%%

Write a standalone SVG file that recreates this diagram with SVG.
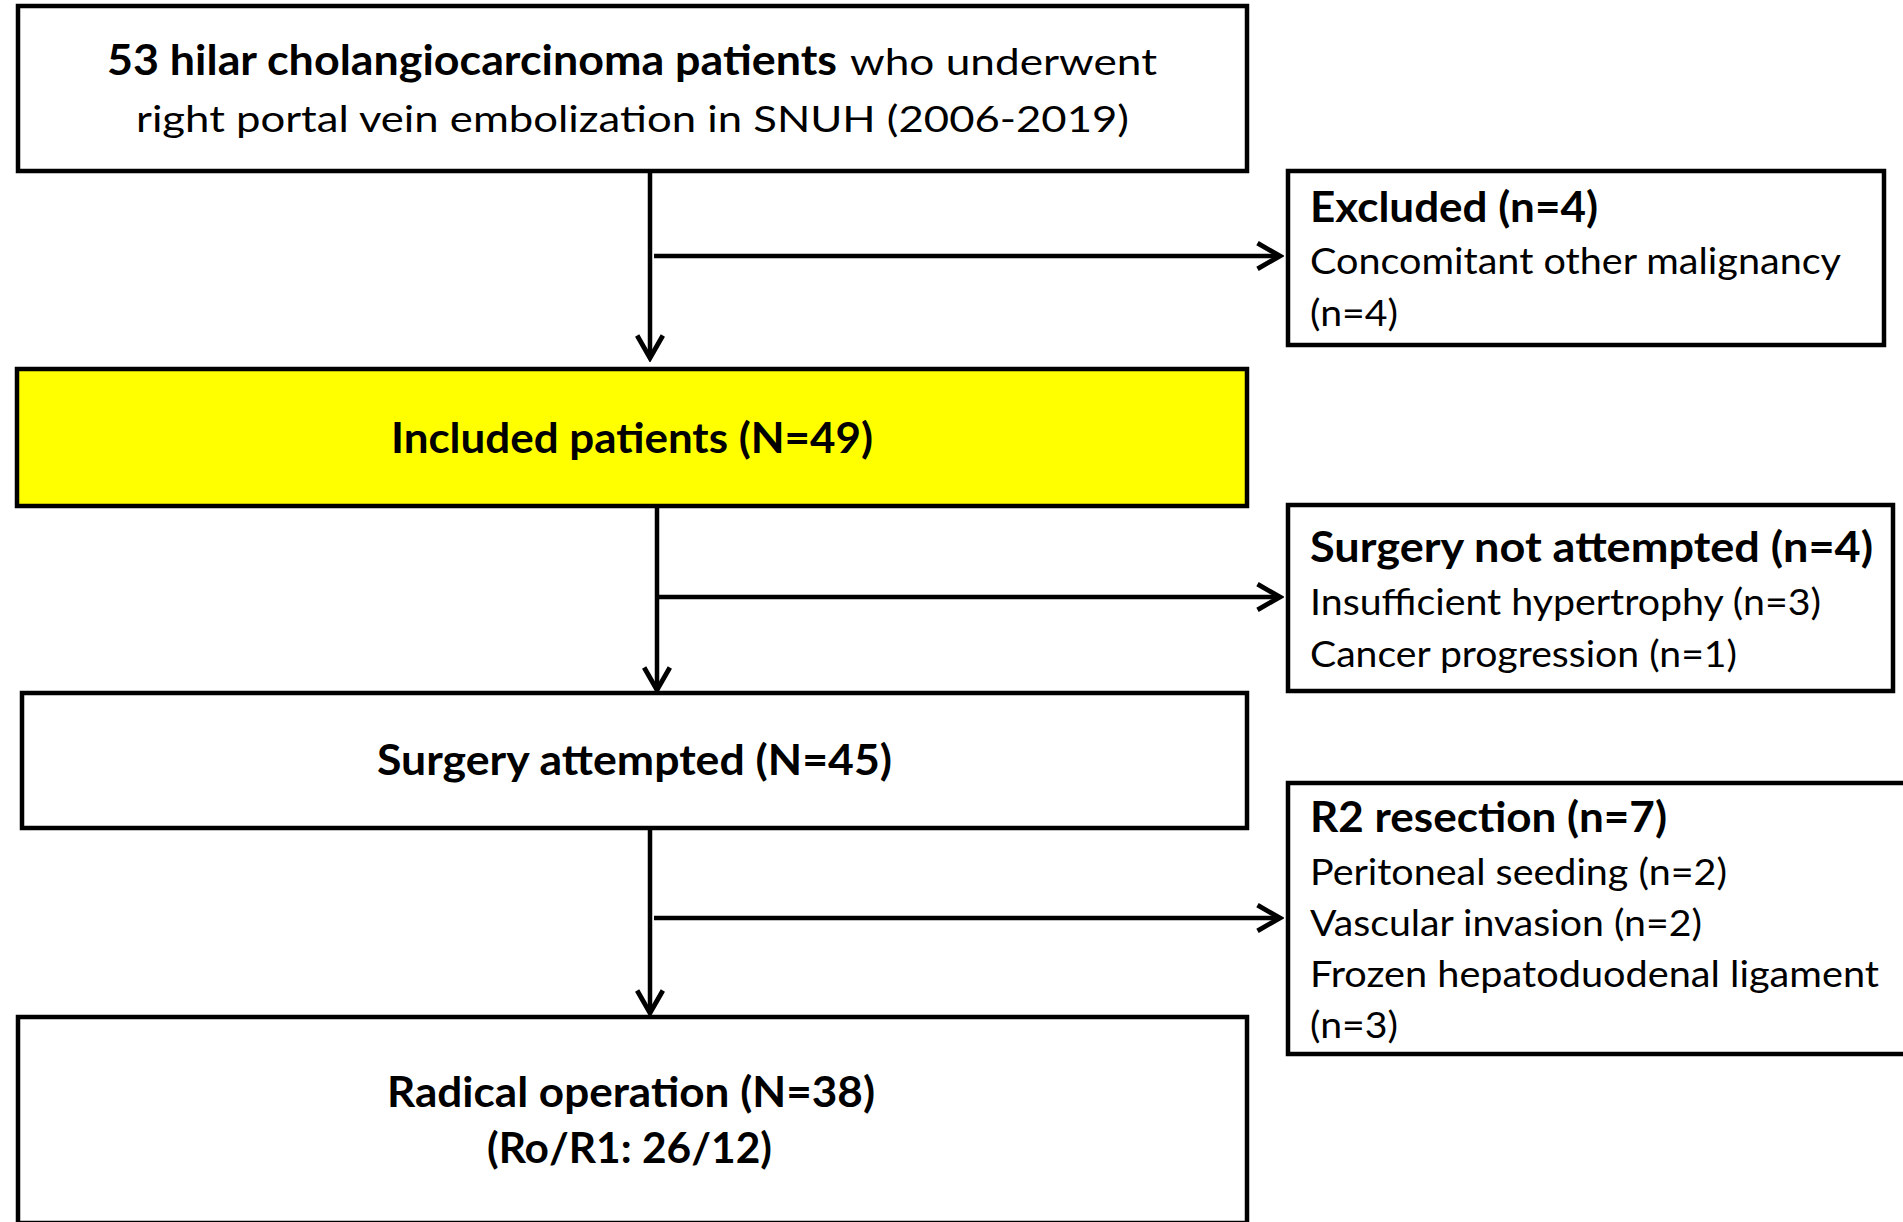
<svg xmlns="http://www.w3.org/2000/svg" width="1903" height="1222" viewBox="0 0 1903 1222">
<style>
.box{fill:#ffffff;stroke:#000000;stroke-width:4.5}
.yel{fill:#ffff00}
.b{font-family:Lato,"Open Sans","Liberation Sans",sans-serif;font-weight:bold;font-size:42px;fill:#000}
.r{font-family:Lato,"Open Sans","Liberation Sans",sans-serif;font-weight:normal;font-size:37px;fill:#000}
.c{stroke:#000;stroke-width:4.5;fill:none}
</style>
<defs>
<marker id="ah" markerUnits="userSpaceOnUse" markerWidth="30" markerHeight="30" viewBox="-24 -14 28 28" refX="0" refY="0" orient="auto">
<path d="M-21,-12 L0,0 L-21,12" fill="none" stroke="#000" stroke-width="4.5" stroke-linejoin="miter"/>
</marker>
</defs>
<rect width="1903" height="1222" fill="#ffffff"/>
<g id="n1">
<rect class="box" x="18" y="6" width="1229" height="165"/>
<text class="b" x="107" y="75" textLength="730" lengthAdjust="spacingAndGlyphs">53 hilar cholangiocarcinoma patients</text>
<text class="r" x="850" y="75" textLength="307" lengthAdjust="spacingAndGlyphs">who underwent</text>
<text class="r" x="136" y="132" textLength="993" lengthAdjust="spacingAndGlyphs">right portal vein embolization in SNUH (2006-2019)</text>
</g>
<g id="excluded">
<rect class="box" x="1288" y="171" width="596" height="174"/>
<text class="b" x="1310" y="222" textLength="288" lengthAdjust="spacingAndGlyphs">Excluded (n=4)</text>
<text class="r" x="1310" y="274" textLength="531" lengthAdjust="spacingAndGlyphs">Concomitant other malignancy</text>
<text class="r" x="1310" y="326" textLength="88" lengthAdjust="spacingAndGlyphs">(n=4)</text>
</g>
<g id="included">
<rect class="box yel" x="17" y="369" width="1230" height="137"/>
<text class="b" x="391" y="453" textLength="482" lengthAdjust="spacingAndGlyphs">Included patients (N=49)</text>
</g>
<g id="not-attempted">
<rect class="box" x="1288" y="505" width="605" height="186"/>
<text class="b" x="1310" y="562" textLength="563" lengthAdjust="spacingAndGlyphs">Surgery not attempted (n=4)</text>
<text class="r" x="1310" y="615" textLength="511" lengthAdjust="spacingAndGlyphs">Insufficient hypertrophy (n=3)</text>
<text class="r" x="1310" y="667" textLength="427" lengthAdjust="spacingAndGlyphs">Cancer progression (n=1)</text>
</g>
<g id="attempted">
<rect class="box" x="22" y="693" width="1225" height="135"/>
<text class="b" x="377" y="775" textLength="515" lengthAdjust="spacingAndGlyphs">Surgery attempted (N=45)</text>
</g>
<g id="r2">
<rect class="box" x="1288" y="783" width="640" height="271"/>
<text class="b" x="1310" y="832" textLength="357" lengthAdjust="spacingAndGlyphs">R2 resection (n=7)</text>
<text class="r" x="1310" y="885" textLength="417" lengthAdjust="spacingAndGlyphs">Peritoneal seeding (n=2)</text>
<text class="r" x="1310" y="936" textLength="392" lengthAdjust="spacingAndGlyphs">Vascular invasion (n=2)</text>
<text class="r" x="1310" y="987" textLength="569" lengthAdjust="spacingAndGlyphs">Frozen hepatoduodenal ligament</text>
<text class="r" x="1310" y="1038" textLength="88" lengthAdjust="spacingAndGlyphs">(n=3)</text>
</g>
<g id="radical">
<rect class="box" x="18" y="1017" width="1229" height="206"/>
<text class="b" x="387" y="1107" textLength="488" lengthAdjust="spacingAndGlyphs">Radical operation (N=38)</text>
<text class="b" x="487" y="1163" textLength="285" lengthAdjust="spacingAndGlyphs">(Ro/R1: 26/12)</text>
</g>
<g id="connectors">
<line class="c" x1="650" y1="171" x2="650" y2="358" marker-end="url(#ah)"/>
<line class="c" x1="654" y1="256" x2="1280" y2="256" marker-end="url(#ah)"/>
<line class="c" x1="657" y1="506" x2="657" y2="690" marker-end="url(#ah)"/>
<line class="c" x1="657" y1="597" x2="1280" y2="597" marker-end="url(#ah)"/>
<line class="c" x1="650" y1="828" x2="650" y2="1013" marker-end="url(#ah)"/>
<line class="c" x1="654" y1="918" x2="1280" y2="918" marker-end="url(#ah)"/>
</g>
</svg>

%%

Stated task ▸ Reproduce the data word for word, excluding its pictures.

Solution to the problem ▸
Write a standalone SVG file that recreates this diagram with SVG.
<svg xmlns="http://www.w3.org/2000/svg" width="1903" height="1222" viewBox="0 0 1903 1222">
<style>
.box{fill:#ffffff;stroke:#000000;stroke-width:4.5}
.yel{fill:#ffff00}
.b{font-family:Lato,"Open Sans","Liberation Sans",sans-serif;font-weight:bold;font-size:42px;fill:#000}
.r{font-family:Lato,"Open Sans","Liberation Sans",sans-serif;font-weight:normal;font-size:37px;fill:#000}
.c{stroke:#000;stroke-width:4.5;fill:none}
</style>
<defs>
<marker id="ah" markerUnits="userSpaceOnUse" markerWidth="30" markerHeight="30" viewBox="-24 -14 28 28" refX="0" refY="0" orient="auto">
<path d="M-21,-12 L0,0 L-21,12" fill="none" stroke="#000" stroke-width="4.5" stroke-linejoin="miter"/>
</marker>
</defs>
<rect width="1903" height="1222" fill="#ffffff"/>
<g id="n1">
<rect class="box" x="18" y="6" width="1229" height="165"/>
<text class="b" x="107" y="75" textLength="730" lengthAdjust="spacingAndGlyphs">53 hilar cholangiocarcinoma patients</text>
<text class="r" x="850" y="75" textLength="307" lengthAdjust="spacingAndGlyphs">who underwent</text>
<text class="r" x="136" y="132" textLength="993" lengthAdjust="spacingAndGlyphs">right portal vein embolization in SNUH (2006-2019)</text>
</g>
<g id="excluded">
<rect class="box" x="1288" y="171" width="596" height="174"/>
<text class="b" x="1310" y="222" textLength="288" lengthAdjust="spacingAndGlyphs">Excluded (n=4)</text>
<text class="r" x="1310" y="274" textLength="531" lengthAdjust="spacingAndGlyphs">Concomitant other malignancy</text>
<text class="r" x="1310" y="326" textLength="88" lengthAdjust="spacingAndGlyphs">(n=4)</text>
</g>
<g id="included">
<rect class="box yel" x="17" y="369" width="1230" height="137"/>
<text class="b" x="391" y="453" textLength="482" lengthAdjust="spacingAndGlyphs">Included patients (N=49)</text>
</g>
<g id="not-attempted">
<rect class="box" x="1288" y="505" width="605" height="186"/>
<text class="b" x="1310" y="562" textLength="563" lengthAdjust="spacingAndGlyphs">Surgery not attempted (n=4)</text>
<text class="r" x="1310" y="615" textLength="511" lengthAdjust="spacingAndGlyphs">Insufficient hypertrophy (n=3)</text>
<text class="r" x="1310" y="667" textLength="427" lengthAdjust="spacingAndGlyphs">Cancer progression (n=1)</text>
</g>
<g id="attempted">
<rect class="box" x="22" y="693" width="1225" height="135"/>
<text class="b" x="377" y="775" textLength="515" lengthAdjust="spacingAndGlyphs">Surgery attempted (N=45)</text>
</g>
<g id="r2">
<rect class="box" x="1288" y="783" width="640" height="271"/>
<text class="b" x="1310" y="832" textLength="357" lengthAdjust="spacingAndGlyphs">R2 resection (n=7)</text>
<text class="r" x="1310" y="885" textLength="417" lengthAdjust="spacingAndGlyphs">Peritoneal seeding (n=2)</text>
<text class="r" x="1310" y="936" textLength="392" lengthAdjust="spacingAndGlyphs">Vascular invasion (n=2)</text>
<text class="r" x="1310" y="987" textLength="569" lengthAdjust="spacingAndGlyphs">Frozen hepatoduodenal ligament</text>
<text class="r" x="1310" y="1038" textLength="88" lengthAdjust="spacingAndGlyphs">(n=3)</text>
</g>
<g id="radical">
<rect class="box" x="18" y="1017" width="1229" height="206"/>
<text class="b" x="387" y="1107" textLength="488" lengthAdjust="spacingAndGlyphs">Radical operation (N=38)</text>
<text class="b" x="487" y="1163" textLength="285" lengthAdjust="spacingAndGlyphs">(Ro/R1: 26/12)</text>
</g>
<g id="connectors">
<line class="c" x1="650" y1="171" x2="650" y2="358" marker-end="url(#ah)"/>
<line class="c" x1="654" y1="256" x2="1280" y2="256" marker-end="url(#ah)"/>
<line class="c" x1="657" y1="506" x2="657" y2="690" marker-end="url(#ah)"/>
<line class="c" x1="657" y1="597" x2="1280" y2="597" marker-end="url(#ah)"/>
<line class="c" x1="650" y1="828" x2="650" y2="1013" marker-end="url(#ah)"/>
<line class="c" x1="654" y1="918" x2="1280" y2="918" marker-end="url(#ah)"/>
</g>
</svg>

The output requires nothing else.